**YOUR OBJECTIVE**
Report back each line of the records that contains the string "matplotlib".

**RECORDED INFORMATION**
[start]
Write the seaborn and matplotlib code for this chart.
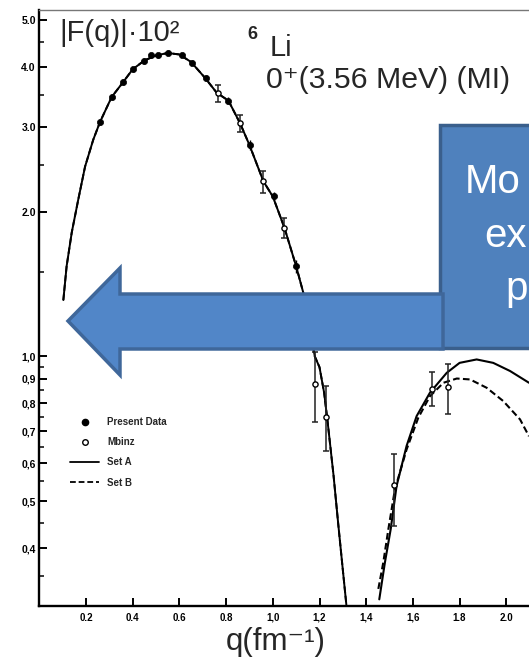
import numpy as np
import pandas as pd
import matplotlib
matplotlib.use("Agg")
import matplotlib.pyplot as plt
import seaborn as sns
from matplotlib.patches import Polygon, Rectangle
from matplotlib.lines import Line2D
from matplotlib.ticker import FixedLocator, NullFormatter

# ---------------- data ----------------
# first lobe (Set A and Set B coincide)
lobe1_q = [0.103, 0.117, 0.139, 0.167, 0.196, 0.231, 0.26, 0.31, 0.36, 0.40, 0.45, 0.50,
           0.55, 0.60, 0.65, 0.71, 0.76, 0.81, 0.86, 0.90, 0.96, 1.00, 1.05, 1.10, 1.13,
           1.18, 1.20, 1.22, 1.235, 1.26, 1.28, 1.30, 1.315]
lobe1_f = [1.31, 1.54, 1.81, 2.12, 2.48, 2.82, 3.07, 3.46, 3.72, 3.95, 4.12, 4.22,
           4.27, 4.24, 4.09, 3.79, 3.53, 3.40, 3.05, 2.75, 2.31, 2.15, 1.85, 1.54, 1.36,
           1.00, 0.95, 0.84, 0.73, 0.567, 0.45, 0.36, 0.305]
# second lobe
setA_q = [1.456, 1.48, 1.505, 1.53, 1.573, 1.616, 1.673, 1.745, 1.80, 1.873, 1.944, 2.016, 2.097]
setA_f = [0.313, 0.373, 0.438, 0.538, 0.652, 0.752, 0.841, 0.925, 0.97, 0.986, 0.97, 0.933, 0.882]
setB_q = [1.452, 1.473, 1.495, 1.523, 1.573, 1.623, 1.673, 1.731, 1.788, 1.845, 1.916, 1.987, 2.059, 2.097]
setB_f = [0.329, 0.373, 0.438, 0.53, 0.641, 0.746, 0.827, 0.882, 0.90, 0.896, 0.861, 0.808, 0.74, 0.683]

present_q = [0.26, 0.31, 0.36, 0.40, 0.448, 0.477, 0.507, 0.553, 0.612, 0.652, 0.714, 0.81, 0.902, 1.005, 1.10]
present_f = [3.07, 3.46, 3.72, 3.95, 4.11, 4.22, 4.22, 4.28, 4.23, 4.08, 3.79, 3.40, 2.75, 2.15, 1.54]
present_err = [0.05, 0.05, 0.05, 0.05, 0.05, 0.05, 0.05, 0.05, 0.05, 0.05, 0.06, 0.06, 0.06, 0.05, 0.05]

moinz_q = [0.764, 0.86, 0.96, 1.05, 1.18, 1.227, 1.52, 1.68, 1.75]
moinz_f = [3.52, 3.05, 2.31, 1.85, 0.875, 0.75, 0.54, 0.857, 0.865]
moinz_lo = [3.38, 2.93, 2.19, 1.76, 0.73, 0.636, 0.444, 0.79, 0.758]
moinz_hi = [3.66, 3.17, 2.43, 1.94, 1.02, 0.868, 0.626, 0.928, 0.967]

xtick_vals = [0.2, 0.4, 0.6, 0.8, 1.0, 1.2, 1.4, 1.6, 1.8, 2.0]
xtick_labels = ["0.2", "0.4", "0.6", "0.8", "1,0", "1,2", "1,4", "1,6", "1.8", "2.0"]
ytick_vals = [0.4, 0.5, 0.6, 0.7, 0.8, 0.9, 1.0, 2.0, 3.0, 4.0, 5.0]
ytick_labels = ["0,4", "0,5", "0,6", "0,7", "0,8", "0,9", "1,0", "2.0", "3.0", "4.0", "5.0"]
yminor_vals = [0.35, 0.45, 0.55, 0.65, 0.75, 0.85, 0.95, 1.5, 2.5, 3.5, 4.5]

legend_labels = ["Present Data", "Mbinz", "Set A", "Set B"]
box_lines = ["Mo", "ex", "p"]

# ---------------- figure ----------------
sns.set_style("ticks")
plt.rcParams['font.family'] = ['Liberation Sans', 'DejaVu Sans']

W, H = 529, 657
fig = plt.figure(figsize=(W / 100, H / 100), dpi=100)


def fx(px):
    return px / W


def fy(py):
    return 1 - py / H


ax = fig.add_axes([fx(39.3), fy(606), fx(553) - fx(39.3), fy(10) - fy(606)])
ax.set_yscale('log')

dash = (0, (3.2, 1.6))
df1 = pd.DataFrame({"q": lobe1_q, "f": lobe1_f})
dfA = pd.DataFrame({"q": setA_q, "f": setA_f})
dfB = pd.DataFrame({"q": setB_q, "f": setB_f})
sns.lineplot(data=df1, x="q", y="f", ax=ax, color="black", lw=1.4, sort=False, estimator=None)
sns.lineplot(data=df1, x="q", y="f", ax=ax, color="black", lw=1.4, sort=False, estimator=None, linestyle=dash)
sns.lineplot(data=dfA, x="q", y="f", ax=ax, color="black", lw=1.5, sort=False, estimator=None)
sns.lineplot(data=dfB, x="q", y="f", ax=ax, color="black", lw=1.5, sort=False, estimator=None, linestyle=dash)

# error bars
ax.errorbar(present_q, present_f, yerr=present_err, fmt='none', ecolor='black', elinewidth=1.0, capsize=0)
m_f = np.array(moinz_f)
yerr = [m_f - np.array(moinz_lo), np.array(moinz_hi) - m_f]
ax.errorbar(moinz_q, moinz_f, yerr=yerr, fmt='none', ecolor='#222222', elinewidth=1.1, capsize=2.0, capthick=1.1)

dfp = pd.DataFrame({"q": present_q, "f": present_f})
dfm = pd.DataFrame({"q": moinz_q, "f": moinz_f})
sns.scatterplot(data=dfp, x="q", y="f", ax=ax, color="black", s=20, edgecolor="black", linewidth=0.5, zorder=4)
sns.scatterplot(data=dfm, x="q", y="f", ax=ax, facecolor="white", s=14, edgecolor="black", linewidth=1.0, zorder=4)

ax.set_xlim(0, 2.2)
ax.set_ylim(0.3032, 5.245)
ax.set_xlabel("")
ax.set_ylabel("")

ax.set_xticks(xtick_vals, xtick_labels, fontsize=7, fontweight='bold')
ax.set_yticks(ytick_vals, ytick_labels, fontsize=7.5, fontweight='bold')
ax.yaxis.set_minor_locator(FixedLocator(yminor_vals))
ax.yaxis.set_minor_formatter(NullFormatter())
ax.xaxis.set_minor_locator(FixedLocator([]))
ax.tick_params(axis='both', which='major', direction='in', length=6, width=1.4, colors='black')
ax.tick_params(axis='y', which='minor', direction='in', length=3.5, width=1.3)
ax.tick_params(axis='y', which='major', pad=2.5)
ax.tick_params(axis='x', which='major', pad=5)

for s in ['left', 'bottom']:
    ax.spines[s].set_linewidth(1.7)
    ax.spines[s].set_color('black')
ax.spines['top'].set_linewidth(1.0)
ax.spines['top'].set_color('#777777')
ax.spines['right'].set_visible(False)

# legend
handles = [
    Line2D([], [], marker='o', ls='none', color='black', markersize=4.5),
    Line2D([], [], marker='o', ls='none', mfc='white', mec='black', markersize=4, mew=1.0),
    Line2D([], [], color='black', lw=1.3),
    Line2D([], [], color='black', lw=1.3, ls=dash),
]
ax.legend(handles, legend_labels, loc='upper left', bbox_to_anchor=(fx(70), fy(417)),
          bbox_transform=fig.transFigure, frameon=False, prop={'weight': 'bold', 'size': 7},
          handlelength=3.0, handletextpad=0.8, labelspacing=1.05, borderpad=0, borderaxespad=0)

# titles
fig.text(fx(59), fy(41), "|F(q)|·10²", fontsize=21, va='baseline', ha='left')
fig.text(fx(247), fy(39), "6", fontsize=13, fontweight='bold', va='baseline', ha='left')
fig.text(fx(270), fy(56), "Li", fontsize=21, va='baseline', ha='left')
fig.text(fx(266), fy(88), "0⁺(3.56 MeV) (MI)", fontsize=21.8, va='baseline', ha='left')
fig.text(fx(226), fy(650), "q(fm⁻¹)", fontsize=22.5, va='baseline', ha='left')

# overlay: box and arrow
box = Rectangle((fx(440), fy(348)), fx(720) - fx(440), fy(125) - fy(348), transform=fig.transFigure,
                facecolor='#4F81BD', edgecolor='#3A5F8C', linewidth=2.5, zorder=5)
fig.add_artist(box)
arrow_px = [(68, 321), (120, 268), (120, 294), (443, 294), (443, 349), (120, 349), (120, 375)]
arrow = Polygon([(fx(x), fy(y)) for x, y in arrow_px], closed=True, transform=fig.transFigure,
                facecolor='#5186C8', edgecolor='#3F679A', linewidth=2.5, joinstyle='miter', zorder=6)
fig.add_artist(arrow)

fig.text(fx(465), fy(193), box_lines[0], fontsize=29, color='white', va='baseline', ha='left', zorder=7)
fig.text(fx(484), fy(247), box_lines[1], fontsize=29, color='white', va='baseline', ha='left', zorder=7)
fig.text(fx(505), fy(300), box_lines[2], fontsize=29, color='white', va='baseline', ha='left', zorder=7)

fig.savefig("out.png", dpi=100)
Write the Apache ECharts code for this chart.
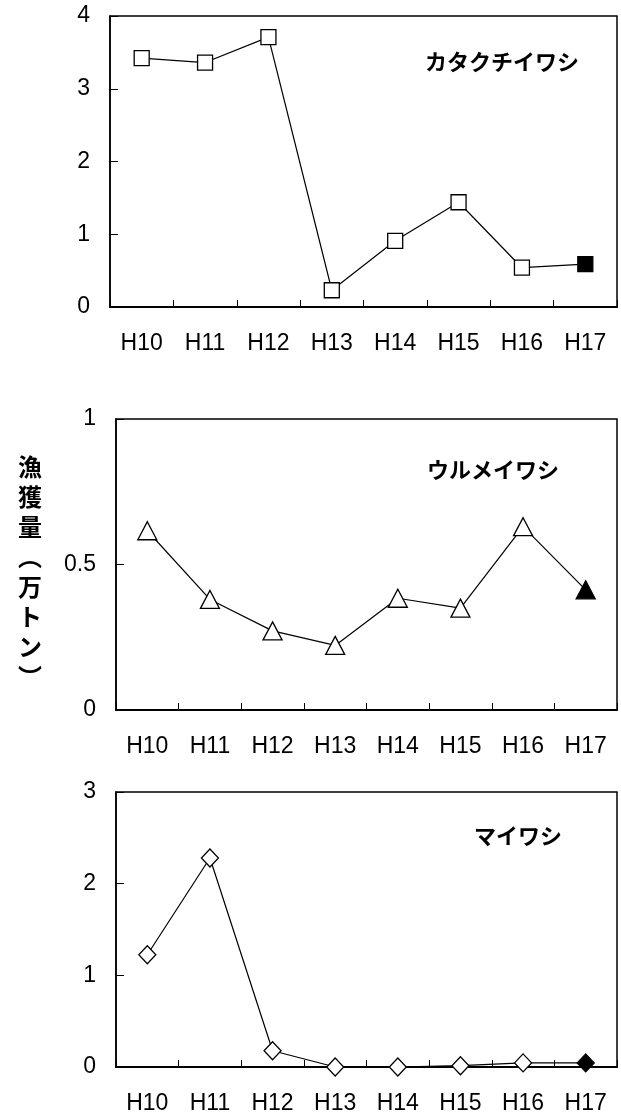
<!DOCTYPE html>
<html><head><meta charset="utf-8">
<script src="https://cdn.jsdelivr.net/npm/echarts@6/dist/echarts.min.js"></script>
<style>html,body{margin:0;padding:0;background:#fff}#c{width:621px;height:1115px}</style>
</head><body><div id="c"></div>
<script>
const categories = ['H10','H11','H12','H13','H14','H15','H16','H17'];
const katakuchi = [3.42, 3.36, 3.71, 0.23, 0.91, 1.44, 0.54, 0.59];
const urume = [0.616, 0.380, 0.272, 0.222, 0.384, 0.350, 0.630, 0.413];
const maiwashi = [1.225, 2.28, 0.177, 0.0, 0.0, 0.014, 0.045, 0.045];
const seriesNames = ['カタクチイワシ','ウルメイワシ','マイワシ'];
const yMax = [4, 1, 3];
const yInterval = [1, 0.5, 1];
const yTitle = ['漁','獲','量','︵','万','ト','ン','︶'];

const panels = [
  {data: katakuchi, grid:{left:110, top:16, width:507, height:291}, symbol:'rect', size:15, title:{x:502,y:62}},
  {data: urume, grid:{left:116, top:419, width:501, height:291}, symbol:'triangle', size:[19,18], title:{x:493,y:470}},
  {data: maiwashi, grid:{left:116, top:792, width:501, height:277}, symbol:'diamond', size:[17,18], title:{x:518,y:836}}
];
const font = 'Liberation Sans, Arial, sans-serif';
const jp = '"Noto Sans CJK JP", sans-serif';

const option = {
  animation:false,
  backgroundColor:'#fff',
  grid: panels.map(p => Object.assign({show:true, borderColor:'#000', borderWidth:1.5, backgroundColor:'transparent'}, p.grid)),
  xAxis: panels.map((p,i) => ({
    type:'category', gridIndex:i, data:categories, boundaryGap:true,
    axisLine:{show:true, lineStyle:{color:'#000', width:2}},
    axisTick:{show:true, inside:true, length:7, lineStyle:{color:'#000', width:1}},
    axisLabel:{color:'#000', fontFamily:font, fontSize:23, margin:25},
    splitLine:{show:false}
  })),
  yAxis: panels.map((p,i) => ({
    type:'value', gridIndex:i, min:0, max:yMax[i], interval:yInterval[i],
    axisLine:{show:true, lineStyle:{color:'#000', width:1.5}},
    axisTick:{show:true, inside:true, length:8, lineStyle:{color:'#000', width:1}},
    axisLabel:{color:'#000', fontFamily:font, fontSize:23, margin:20},
    splitLine:{show:false}
  })),
  series: panels.map((p,i) => ({
    type:'line', xAxisIndex:i, yAxisIndex:i, name:seriesNames[i],
    symbol:p.symbol, symbolSize:p.size, showAllSymbol:true,
    lineStyle:{color:'#000', width:1.2},
    itemStyle:{color:'#fff', borderColor:'#000', borderWidth:1.3},
    data: p.data.map((v,k) => k === p.data.length-1 ? {value:v, itemStyle:{color:'#000'}} : v),
    z:3
  })),
  graphic: panels.map((p,i) => ({
    type:'text', x:p.title.x, y:p.title.y,
    style:{text:seriesNames[i], font:'bold 22px ' + jp, fill:'#000', textAlign:'center', textVerticalAlign:'middle'}
  })).concat([{
    type:'text', x:30, y:452,
    style:{text:yTitle.join('\n'), font:'bold 24px ' + jp, lineHeight:30, fill:'#000', textAlign:'center', textVerticalAlign:'top'}
  }])
};
const chart = echarts.init(document.getElementById('c'), null, {renderer:'canvas'});
chart.setOption(option);
</script>
</body></html>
[end]
**EXERCISE SOLUTION**
Write the seaborn and matplotlib code for this chart.
import matplotlib
matplotlib.use("Agg")
import matplotlib.pyplot as plt
from matplotlib.patches import Polygon, Rectangle
from matplotlib.lines import Line2D
from matplotlib.ticker import FixedLocator, NullFormatter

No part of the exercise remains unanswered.